Moradores da cidade exigem a reconstrução do prédio, na Av. Boa Viagem.
Imóvel teve parte derrubada na última sexta (27) pela construtora Rio Ave.
(Foto: Katherine Coutinho / G1)
Um grupo se reuniu, na manhã deste domingo (29), em frente ao Edifício Caiçara, na Avenida Boa Viagem, Zona Sul do Recife, para cobrar a reconstrução e preservação do prédio, que começou a ser demolido na última sexta (27) pela construtora Rio Ave, proprietária do terreno. O Conselho Estadual de Cultura indeferiu o pedido de tombamento do imóvel, mas a Fundação do Patrimônio Histórico e Artístico de Pernambuco (Fundarpe) embargou a obra no local alegando que o processo ainda não foi homologado pelo governo do estado.
Acostumado a caminhar todos os dias na orla, o pescador Francisco Romero disse que se sentiu decepcionado ao ver a demolição do Caiçara. “Tenho 55 anos e sou da época que tinha casa-navio aqui, era ponto turístico. Achava que ao menos o Caiçara estava protegido”, comentou. A Rio Ave pretende construir um empreendimento no local, proposta que vem recebendo críticas de arquiteto, historiadores e moradores da cidade.
Presente ao ato, a arquiteta Nani Azevedo afirmou que a reconstrução do prédio não é difícil. “Eu acho que é até intencional provocar na população esse sentimento de morreu [em relação à destruição do imóvel]. Mas A estrutura é de alvenaria, facílima de ser reconstruída. Basta ter boa vontade. A comparação que eu faço é a seguinte: se uma pessoa sofrer um acidente, você desiste dela ou você vai colocar uma prótese? Então, em restauração, a gente pode reconstruir, mudar o revestimento, pode fazer uma intervenção nova, que ele fique marcado porque esse edifício foi agredido em determinada situação, não só ele, mas a memória cultural da nossa cidade”, explicou a representante do movimento “Salve o Caiçara”.
destruição do prédio (Foto: Katherine Coutinho / G1)
A também arquiteta Ana Cristina Lins levou a filha, Maria Clara, 11, ao protesto. “Minha tese de conclusão de curso foi sobre a preservação e revitalização do Caiçara. Foi um choque quando soube [da demolição]. Recife está perdendo a sua memória”, lamentou. “Eu senti uma dor, chorei na hora”, disse a menina, acrescentado que soube da destruição do imóvel pelas redes sociais.
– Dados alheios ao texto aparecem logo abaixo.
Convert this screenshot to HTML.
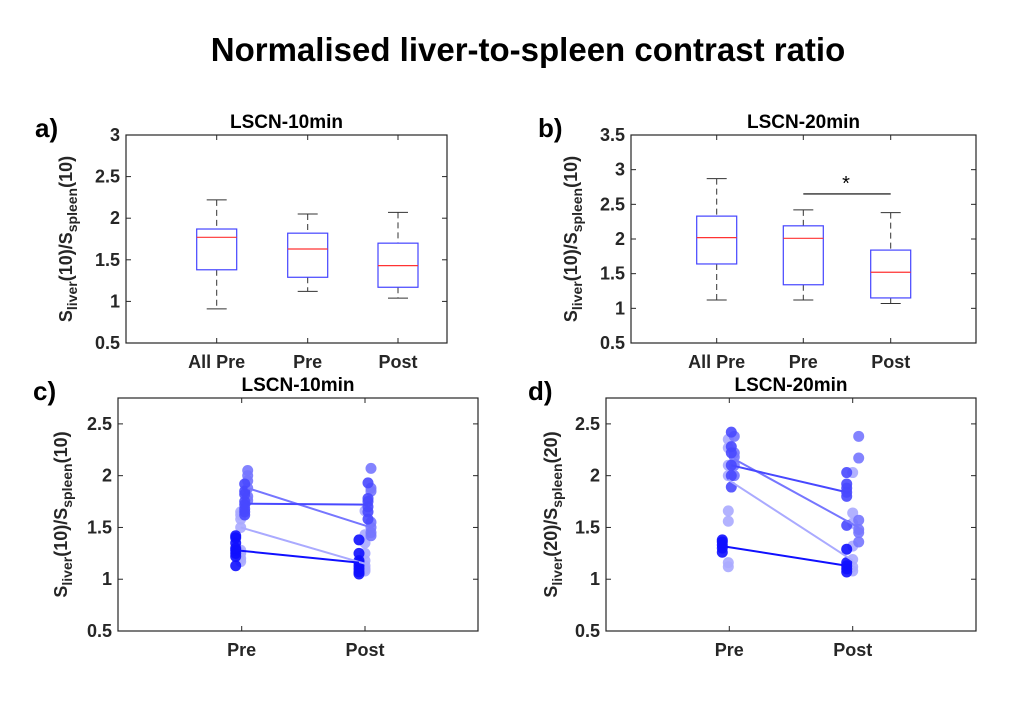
<!DOCTYPE html>
<html><head><meta charset="utf-8"><style>
body{margin:0;background:#fff;}
svg{display:block;font-family:"Liberation Sans",Arial,sans-serif;}
</style></head><body>
<svg id="fig" width="1027" height="718" viewBox="0 0 1027 718" xmlns="http://www.w3.org/2000/svg">
<rect width="1027" height="718" fill="#fff"/>
<text x="528" y="61" text-anchor="middle" font-size="33" font-weight="bold" fill="#000">Normalised liver-to-spleen contrast ratio</text>
<g id="root"></g>
</svg>
<script>
// ---- Data ----
const boxCats = ["All Pre","Pre","Post"];
const boxA_q1 = [1.38,1.29,1.17];
const boxA_q3 = [1.87,1.82,1.70];
const boxA_med = [1.77,1.63,1.43];
const boxA_lo = [0.91,1.12,1.04];
const boxA_hi = [2.22,2.05,2.07];
const boxB_q1 = [1.64,1.34,1.15];
const boxB_q3 = [2.33,2.19,1.84];
const boxB_med = [2.02,2.01,1.52];
const boxB_lo = [1.12,1.12,1.07];
const boxB_hi = [2.87,2.42,2.38];
const ticksA = [0.5,1,1.5,2,2.5,3];
const ticksB = [0.5,1,1.5,2,2.5,3,3.5];
const ticksCD = [0.5,1,1.5,2,2.5];
const sigValue = 2.65;
const pairCats = ["Pre","Post"];
const cPre = [
 [1.13,1.22,1.25,1.28,1.30,1.35,1.40,1.42],
 [1.62,1.65,1.68,1.72,1.75,1.82,1.85,1.92],
 [1.76,1.80,1.88,1.95,2.00,2.05],
 [1.17,1.20,1.25,1.28,1.50,1.58,1.62,1.65]];
const cPost = [
 [1.05,1.07,1.10,1.13,1.16,1.18,1.25,1.38],
 [1.58,1.65,1.70,1.75,1.78,1.93],
 [1.42,1.45,1.50,1.55,1.85,1.88,2.07],
 [1.08,1.10,1.13,1.18,1.25,1.35,1.43,1.66]];
const cLinePre = [1.28,1.73,1.88,1.50];
const cLinePost = [1.16,1.72,1.50,1.15];
const dPre = [
 [1.26,1.30,1.33,1.36,1.38],
 [1.89,2.00,2.10,2.22,2.28,2.42],
 [2.00,2.10,2.18,2.22,2.38],
 [1.12,1.16,1.56,1.66,2.00,2.10,2.27,2.35]];
const dPost = [
 [1.07,1.10,1.13,1.16,1.29],
 [1.52,1.80,1.84,1.88,1.92,2.03],
 [1.36,1.45,1.48,1.57,2.17,2.38],
 [1.08,1.12,1.19,1.32,1.54,1.64,2.03]];
const dLinePre = [1.32,2.10,2.16,1.96];
const dLinePost = [1.13,1.84,1.50,1.18];

const NS="http://www.w3.org/2000/svg";
const root=document.getElementById('root');
function mk(tag,attrs,parent,text){const e=document.createElementNS(NS,tag);for(const k in attrs)e.setAttribute(k,attrs[k]);if(text!==undefined)e.textContent=text;(parent||root).appendChild(e);return e;}

function axes(name,L,R,T,B,ymin,ymax,yticks,xpos,xlabels,title,letter,letterX,ylabX,sub){
  const g=mk('g',{});
  
  
  const y=v=>B-(v-ymin)/(ymax-ymin)*(B-T);
  const fr=mk('rect',{x:L,y:T,width:R-L,height:B-T,fill:'none',stroke:'#262626','stroke-width':1.2},g);
  
  
  yticks.forEach(v=>{
    const yy=y(v);
    mk('line',{x1:L,x2:L+5,y1:yy,y2:yy,stroke:'#262626'},g);
    mk('line',{x1:R,x2:R-5,y1:yy,y2:yy,stroke:'#262626'},g);
    const t=mk('text',{x:L-6,y:yy+6,'text-anchor':'end','font-size':18,'font-weight':'bold',fill:'#262626'},g,String(v));
    
    
  });
  xpos.forEach((xx,i)=>{
    mk('line',{x1:xx,x2:xx,y1:B,y2:B-5,stroke:'#262626'},g);
    mk('line',{x1:xx,x2:xx,y1:T,y2:T+5,stroke:'#262626'},g);
    const t=mk('text',{x:xx,y:B+25,'text-anchor':'middle','font-size':18,'font-weight':'bold',fill:'#262626'},g,xlabels[i]);
    
    
  });
  const tt=mk('text',{x:(L+R)/2,y:T-7,'text-anchor':'middle','font-size':19,'font-weight':'bold',fill:'#000'},g,title);
  
  
  const lt=mk('text',{x:letterX,y:T+2,'font-size':26,'font-weight':'bold',fill:'#000'},g,letter);
  
  
  const cy=(T+B)/2;
  const yl=mk('text',{x:0,y:0,'text-anchor':'middle','font-size':18,'font-weight':'bold',fill:'#262626',transform:`translate(${ylabX},${cy}) rotate(-90)`},g);
  
  
  const parts=[['S',0],['liver',1],['('+sub+')/S',0],['spleen',1],['('+sub+')',0]];
  parts.forEach(p=>{const ts=mk('tspan',{},yl,p[0]);if(p[1]){ts.setAttribute('font-size','14');ts.setAttribute('baseline-shift','-5');}});
  return {g,y};
}

function boxPanel(name,L,R,T,B,ymin,ymax,yt,xpos,title,letter,letterX,ylabX,q1,q3,med,lo,hi){
  const {g,y}=axes(name,L,R,T,B,ymin,ymax,yt,xpos,boxCats,title,letter,letterX,ylabX,'10');
  const w=20;
  boxCats.forEach((c,i)=>{
    const x=xpos[i];
    const bg=mk('g',{},g);
    
    
    mk('line',{x1:x,x2:x,y1:y(hi[i]),y2:y(q3[i]),stroke:'#333','stroke-dasharray':'6,4'},bg);
    mk('line',{x1:x,x2:x,y1:y(q1[i]),y2:y(lo[i]),stroke:'#333','stroke-dasharray':'6,4'},bg);
    mk('line',{x1:x-10,x2:x+10,y1:y(hi[i]),y2:y(hi[i]),stroke:'#333'},bg);
    mk('line',{x1:x-10,x2:x+10,y1:y(lo[i]),y2:y(lo[i]),stroke:'#333'},bg);
    mk('rect',{x:x-w,y:y(q3[i]),width:2*w,height:y(q1[i])-y(q3[i]),fill:'none',stroke:'#4444ff','stroke-width':1.2},bg);
    mk('line',{x1:x-w,x2:x+w,y1:y(med[i]),y2:y(med[i]),stroke:'#ff3333','stroke-width':1.2},bg);
  });
  return {g,y};
}

const pa=boxPanel('panel-a-boxplot',126,447,135,343,0.5,3,ticksA,[216.7,307.7,398],'LSCN-10min','a)',35,72,boxA_q1,boxA_q3,boxA_med,boxA_lo,boxA_hi);
const pb=boxPanel('panel-b-boxplot',631,976,135,343,0.5,3.5,ticksB,[716.7,803.3,890.7],'LSCN-20min','b)',538,577,boxB_q1,boxB_q3,boxB_med,boxB_lo,boxB_hi);
const sl=mk('line',{x1:803.3,x2:890.7,y1:pb.y(sigValue),y2:pb.y(sigValue),stroke:'#000','stroke-width':1.2},pb.g);


const st=mk('text',{x:846,y:pb.y(sigValue)-4,'text-anchor':'middle','font-size':20,fill:'#000'},pb.g,'*');



const colors=['#1010ff','#4848ff','#7676ff','#aaaaff'];
function pairPanel(name,L,R,letter,letterX,ylabX,sub,title,xpos,offPre,offPost,pre,post,lpre,lpost){
  const {g,y}=axes(name,L,R,398,631,0.5,2.75,ticksCD,xpos,pairCats,title,letter,letterX,ylabX,sub);
  [3,2,1,0].forEach(k=>{
    const gg=mk('g',{},g);
    
    
    pre[k].forEach(v=>{const c=mk('circle',{cx:xpos[0]+offPre[k],cy:y(v),r:5.5,fill:colors[k],'fill-opacity':0.9},gg);});
    post[k].forEach(v=>{const c=mk('circle',{cx:xpos[1]+offPost[k],cy:y(v),r:5.5,fill:colors[k],'fill-opacity':0.9},gg);});
  });
  [3,2,1,0].forEach(k=>{
    const l=mk('line',{x1:xpos[0]+offPre[k],x2:xpos[1]+offPost[k],y1:y(lpre[k]),y2:y(lpost[k]),stroke:colors[k],'stroke-width':2},g);
    
    
  });
}
pairPanel('panel-c-paired',118,478,'c)',33,67,'10','LSCN-10min',[241.7,365],[-6,3,6,-1],[-6,3,6,0],cPre,cPost,cLinePre,cLinePost);
pairPanel('panel-d-paired',606,976,'d)',528,557,'20','LSCN-20min',[729.3,852.7],[-7,2,5,-1],[-6,-6,6,0],dPre,dPost,dLinePre,dLinePost);
</script>
</body></html>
A estudante Eduarda Borba lembrou que, quando menina, frequentava a área da praia em frente ao edifício. “Faz parte da minha infância, eu vinha tomar água de coco aqui”. A servidora pública Maria Albuquerque também criticou a derrubada. “É mais que destruir o patrimônio arquitetônico, o Caiçara faz parte da memória afetiva do Recife”, defendeu.
Integrante do movimento Direitos Urbanos, o professor Leonardo Cisneiros afirmou que espera a punição dos responsáveis pela demolição. “Um crime contra o patrimônio histórico não pode ficar impune. Isso mata a memória da cidade. Batalhamos por uma relação humanizada da cidade com as pessoas, ter espaços públicos vivos. Vamos fazer uma espécie de vigília aqui e marcar presença”, comentou.
Antes do início do protesto, um grupo saiu de bicicleta do Marco Zero da cidade em direção à Zona Sul, para cobrar a preservação do prédio.
(Foto: Katherine Coutinho / G1)
Em nota, a Rio Ave informou que a Prefeitura do Recife autorizou a demolição do prédio. Ainda segundo o comunicado, o processo só foi iniciado após o indeferimento do tombamento pelo Conselho Estadual de Cultura. No entanto, a Secretaria de Mobilidade e Controle Urbano do Recife disse que a licença para a demolição foi dada em novembro de 2011 e suspensa em 27 de janeiro de 2012 a pedido da Secretaria de Cultura do Recife, “que iniciava processo de análise para classificar o imóvel como especial de preservação. Por não cumprir tal decisão, a construtora será acionada e terá que pagar multa.”
O promotor Ricardo Coelho informou que vai ingressar com uma ação cautelar para responsabilização civil e administrativa da construtora além do embargo da demolição e uma ação criminal. A pena, segundo ele, é de um a três anos de reclusão e até R$ 50 milhões de multa.